» **Objective**
Transcribe all of the material exactly.
######
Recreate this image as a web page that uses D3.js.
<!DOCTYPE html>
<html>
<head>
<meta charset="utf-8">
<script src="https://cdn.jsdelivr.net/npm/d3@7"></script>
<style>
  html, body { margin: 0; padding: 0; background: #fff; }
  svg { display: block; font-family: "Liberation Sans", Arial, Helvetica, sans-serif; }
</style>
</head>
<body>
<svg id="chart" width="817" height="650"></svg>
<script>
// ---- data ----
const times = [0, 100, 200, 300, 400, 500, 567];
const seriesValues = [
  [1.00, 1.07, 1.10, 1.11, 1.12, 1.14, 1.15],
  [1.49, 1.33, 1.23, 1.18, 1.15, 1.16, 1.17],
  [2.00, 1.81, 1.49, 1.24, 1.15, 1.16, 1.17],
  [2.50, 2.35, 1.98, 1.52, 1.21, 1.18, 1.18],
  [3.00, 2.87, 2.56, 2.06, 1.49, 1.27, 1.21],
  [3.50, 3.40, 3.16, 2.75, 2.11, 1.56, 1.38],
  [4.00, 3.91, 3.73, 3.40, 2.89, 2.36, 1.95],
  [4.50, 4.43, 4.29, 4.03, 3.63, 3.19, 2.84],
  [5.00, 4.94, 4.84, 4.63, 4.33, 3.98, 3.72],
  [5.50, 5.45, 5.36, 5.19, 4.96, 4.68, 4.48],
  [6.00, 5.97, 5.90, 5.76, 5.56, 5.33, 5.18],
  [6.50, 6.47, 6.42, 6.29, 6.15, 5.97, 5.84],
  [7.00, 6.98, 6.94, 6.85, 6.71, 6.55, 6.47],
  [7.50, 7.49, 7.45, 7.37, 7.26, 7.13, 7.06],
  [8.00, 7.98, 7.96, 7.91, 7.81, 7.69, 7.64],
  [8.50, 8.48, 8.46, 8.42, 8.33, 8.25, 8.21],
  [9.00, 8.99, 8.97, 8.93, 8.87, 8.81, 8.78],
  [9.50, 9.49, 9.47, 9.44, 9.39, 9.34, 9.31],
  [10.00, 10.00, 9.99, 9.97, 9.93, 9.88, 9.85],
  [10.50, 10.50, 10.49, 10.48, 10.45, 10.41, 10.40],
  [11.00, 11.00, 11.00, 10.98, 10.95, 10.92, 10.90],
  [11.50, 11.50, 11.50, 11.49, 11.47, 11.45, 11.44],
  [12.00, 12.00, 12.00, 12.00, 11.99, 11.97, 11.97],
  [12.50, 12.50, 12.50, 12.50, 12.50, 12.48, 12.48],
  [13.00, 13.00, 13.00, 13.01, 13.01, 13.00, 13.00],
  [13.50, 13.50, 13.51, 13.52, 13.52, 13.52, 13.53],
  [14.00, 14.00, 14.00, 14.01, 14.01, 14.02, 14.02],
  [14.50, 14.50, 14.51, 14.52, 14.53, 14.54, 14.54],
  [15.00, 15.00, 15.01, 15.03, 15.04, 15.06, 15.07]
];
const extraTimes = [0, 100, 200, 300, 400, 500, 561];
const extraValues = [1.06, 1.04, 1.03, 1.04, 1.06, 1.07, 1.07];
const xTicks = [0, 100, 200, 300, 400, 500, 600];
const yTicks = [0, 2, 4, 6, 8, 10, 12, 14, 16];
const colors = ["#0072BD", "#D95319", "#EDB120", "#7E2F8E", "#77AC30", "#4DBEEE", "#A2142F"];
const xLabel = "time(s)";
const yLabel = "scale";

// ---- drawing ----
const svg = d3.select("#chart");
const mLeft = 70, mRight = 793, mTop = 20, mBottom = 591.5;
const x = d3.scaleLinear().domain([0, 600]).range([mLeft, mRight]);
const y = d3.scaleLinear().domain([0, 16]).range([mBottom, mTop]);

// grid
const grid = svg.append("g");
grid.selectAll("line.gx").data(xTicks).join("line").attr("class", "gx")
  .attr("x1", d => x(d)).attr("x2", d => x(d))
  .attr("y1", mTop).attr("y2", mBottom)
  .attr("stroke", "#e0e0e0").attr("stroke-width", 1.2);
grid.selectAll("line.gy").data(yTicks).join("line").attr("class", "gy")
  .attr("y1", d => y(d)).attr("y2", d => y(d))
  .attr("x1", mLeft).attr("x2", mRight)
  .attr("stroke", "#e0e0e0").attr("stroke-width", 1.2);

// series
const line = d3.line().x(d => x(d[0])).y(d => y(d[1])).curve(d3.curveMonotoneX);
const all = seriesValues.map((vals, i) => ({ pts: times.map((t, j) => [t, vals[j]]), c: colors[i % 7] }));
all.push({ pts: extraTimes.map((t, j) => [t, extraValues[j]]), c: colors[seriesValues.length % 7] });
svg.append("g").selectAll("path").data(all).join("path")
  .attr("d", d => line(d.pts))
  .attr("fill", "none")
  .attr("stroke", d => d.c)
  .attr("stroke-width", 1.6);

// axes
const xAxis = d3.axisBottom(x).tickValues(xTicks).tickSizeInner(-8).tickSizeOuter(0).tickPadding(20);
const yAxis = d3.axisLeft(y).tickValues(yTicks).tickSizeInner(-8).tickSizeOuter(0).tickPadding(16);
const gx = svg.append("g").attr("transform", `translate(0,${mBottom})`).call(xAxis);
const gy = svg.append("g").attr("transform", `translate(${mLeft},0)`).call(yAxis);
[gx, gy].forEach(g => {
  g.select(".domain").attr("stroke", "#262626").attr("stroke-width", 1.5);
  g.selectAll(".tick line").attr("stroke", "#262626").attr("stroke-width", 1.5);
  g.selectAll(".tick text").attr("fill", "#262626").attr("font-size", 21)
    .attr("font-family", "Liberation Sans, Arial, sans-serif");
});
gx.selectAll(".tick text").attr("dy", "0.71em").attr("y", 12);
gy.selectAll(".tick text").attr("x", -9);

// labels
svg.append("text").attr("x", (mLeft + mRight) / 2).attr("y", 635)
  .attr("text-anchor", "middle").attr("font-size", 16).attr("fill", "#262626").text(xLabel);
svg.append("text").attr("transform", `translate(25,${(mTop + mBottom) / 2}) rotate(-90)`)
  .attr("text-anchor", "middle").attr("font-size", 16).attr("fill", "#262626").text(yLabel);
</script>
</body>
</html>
######
» **Complete answer**
Recreate this image as a web page that uses D3.js.
<!DOCTYPE html>
<html>
<head>
<meta charset="utf-8">
<script src="https://cdn.jsdelivr.net/npm/d3@7"></script>
<style>
  html, body { margin: 0; padding: 0; background: #fff; }
  svg { display: block; font-family: "Liberation Sans", Arial, Helvetica, sans-serif; }
</style>
</head>
<body>
<svg id="chart" width="817" height="650"></svg>
<script>
// ---- data ----
const times = [0, 100, 200, 300, 400, 500, 567];
const seriesValues = [
  [1.00, 1.07, 1.10, 1.11, 1.12, 1.14, 1.15],
  [1.49, 1.33, 1.23, 1.18, 1.15, 1.16, 1.17],
  [2.00, 1.81, 1.49, 1.24, 1.15, 1.16, 1.17],
  [2.50, 2.35, 1.98, 1.52, 1.21, 1.18, 1.18],
  [3.00, 2.87, 2.56, 2.06, 1.49, 1.27, 1.21],
  [3.50, 3.40, 3.16, 2.75, 2.11, 1.56, 1.38],
  [4.00, 3.91, 3.73, 3.40, 2.89, 2.36, 1.95],
  [4.50, 4.43, 4.29, 4.03, 3.63, 3.19, 2.84],
  [5.00, 4.94, 4.84, 4.63, 4.33, 3.98, 3.72],
  [5.50, 5.45, 5.36, 5.19, 4.96, 4.68, 4.48],
  [6.00, 5.97, 5.90, 5.76, 5.56, 5.33, 5.18],
  [6.50, 6.47, 6.42, 6.29, 6.15, 5.97, 5.84],
  [7.00, 6.98, 6.94, 6.85, 6.71, 6.55, 6.47],
  [7.50, 7.49, 7.45, 7.37, 7.26, 7.13, 7.06],
  [8.00, 7.98, 7.96, 7.91, 7.81, 7.69, 7.64],
  [8.50, 8.48, 8.46, 8.42, 8.33, 8.25, 8.21],
  [9.00, 8.99, 8.97, 8.93, 8.87, 8.81, 8.78],
  [9.50, 9.49, 9.47, 9.44, 9.39, 9.34, 9.31],
  [10.00, 10.00, 9.99, 9.97, 9.93, 9.88, 9.85],
  [10.50, 10.50, 10.49, 10.48, 10.45, 10.41, 10.40],
  [11.00, 11.00, 11.00, 10.98, 10.95, 10.92, 10.90],
  [11.50, 11.50, 11.50, 11.49, 11.47, 11.45, 11.44],
  [12.00, 12.00, 12.00, 12.00, 11.99, 11.97, 11.97],
  [12.50, 12.50, 12.50, 12.50, 12.50, 12.48, 12.48],
  [13.00, 13.00, 13.00, 13.01, 13.01, 13.00, 13.00],
  [13.50, 13.50, 13.51, 13.52, 13.52, 13.52, 13.53],
  [14.00, 14.00, 14.00, 14.01, 14.01, 14.02, 14.02],
  [14.50, 14.50, 14.51, 14.52, 14.53, 14.54, 14.54],
  [15.00, 15.00, 15.01, 15.03, 15.04, 15.06, 15.07]
];
const extraTimes = [0, 100, 200, 300, 400, 500, 561];
const extraValues = [1.06, 1.04, 1.03, 1.04, 1.06, 1.07, 1.07];
const xTicks = [0, 100, 200, 300, 400, 500, 600];
const yTicks = [0, 2, 4, 6, 8, 10, 12, 14, 16];
const colors = ["#0072BD", "#D95319", "#EDB120", "#7E2F8E", "#77AC30", "#4DBEEE", "#A2142F"];
const xLabel = "time(s)";
const yLabel = "scale";

// ---- drawing ----
const svg = d3.select("#chart");
const mLeft = 70, mRight = 793, mTop = 20, mBottom = 591.5;
const x = d3.scaleLinear().domain([0, 600]).range([mLeft, mRight]);
const y = d3.scaleLinear().domain([0, 16]).range([mBottom, mTop]);

// grid
const grid = svg.append("g");
grid.selectAll("line.gx").data(xTicks).join("line").attr("class", "gx")
  .attr("x1", d => x(d)).attr("x2", d => x(d))
  .attr("y1", mTop).attr("y2", mBottom)
  .attr("stroke", "#e0e0e0").attr("stroke-width", 1.2);
grid.selectAll("line.gy").data(yTicks).join("line").attr("class", "gy")
  .attr("y1", d => y(d)).attr("y2", d => y(d))
  .attr("x1", mLeft).attr("x2", mRight)
  .attr("stroke", "#e0e0e0").attr("stroke-width", 1.2);

// series
const line = d3.line().x(d => x(d[0])).y(d => y(d[1])).curve(d3.curveMonotoneX);
const all = seriesValues.map((vals, i) => ({ pts: times.map((t, j) => [t, vals[j]]), c: colors[i % 7] }));
all.push({ pts: extraTimes.map((t, j) => [t, extraValues[j]]), c: colors[seriesValues.length % 7] });
svg.append("g").selectAll("path").data(all).join("path")
  .attr("d", d => line(d.pts))
  .attr("fill", "none")
  .attr("stroke", d => d.c)
  .attr("stroke-width", 1.6);

// axes
const xAxis = d3.axisBottom(x).tickValues(xTicks).tickSizeInner(-8).tickSizeOuter(0).tickPadding(20);
const yAxis = d3.axisLeft(y).tickValues(yTicks).tickSizeInner(-8).tickSizeOuter(0).tickPadding(16);
const gx = svg.append("g").attr("transform", `translate(0,${mBottom})`).call(xAxis);
const gy = svg.append("g").attr("transform", `translate(${mLeft},0)`).call(yAxis);
[gx, gy].forEach(g => {
  g.select(".domain").attr("stroke", "#262626").attr("stroke-width", 1.5);
  g.selectAll(".tick line").attr("stroke", "#262626").attr("stroke-width", 1.5);
  g.selectAll(".tick text").attr("fill", "#262626").attr("font-size", 21)
    .attr("font-family", "Liberation Sans, Arial, sans-serif");
});
gx.selectAll(".tick text").attr("dy", "0.71em").attr("y", 12);
gy.selectAll(".tick text").attr("x", -9);

// labels
svg.append("text").attr("x", (mLeft + mRight) / 2).attr("y", 635)
  .attr("text-anchor", "middle").attr("font-size", 16).attr("fill", "#262626").text(xLabel);
svg.append("text").attr("transform", `translate(25,${(mTop + mBottom) / 2}) rotate(-90)`)
  .attr("text-anchor", "middle").attr("font-size", 16).attr("fill", "#262626").text(yLabel);
</script>
</body>
</html>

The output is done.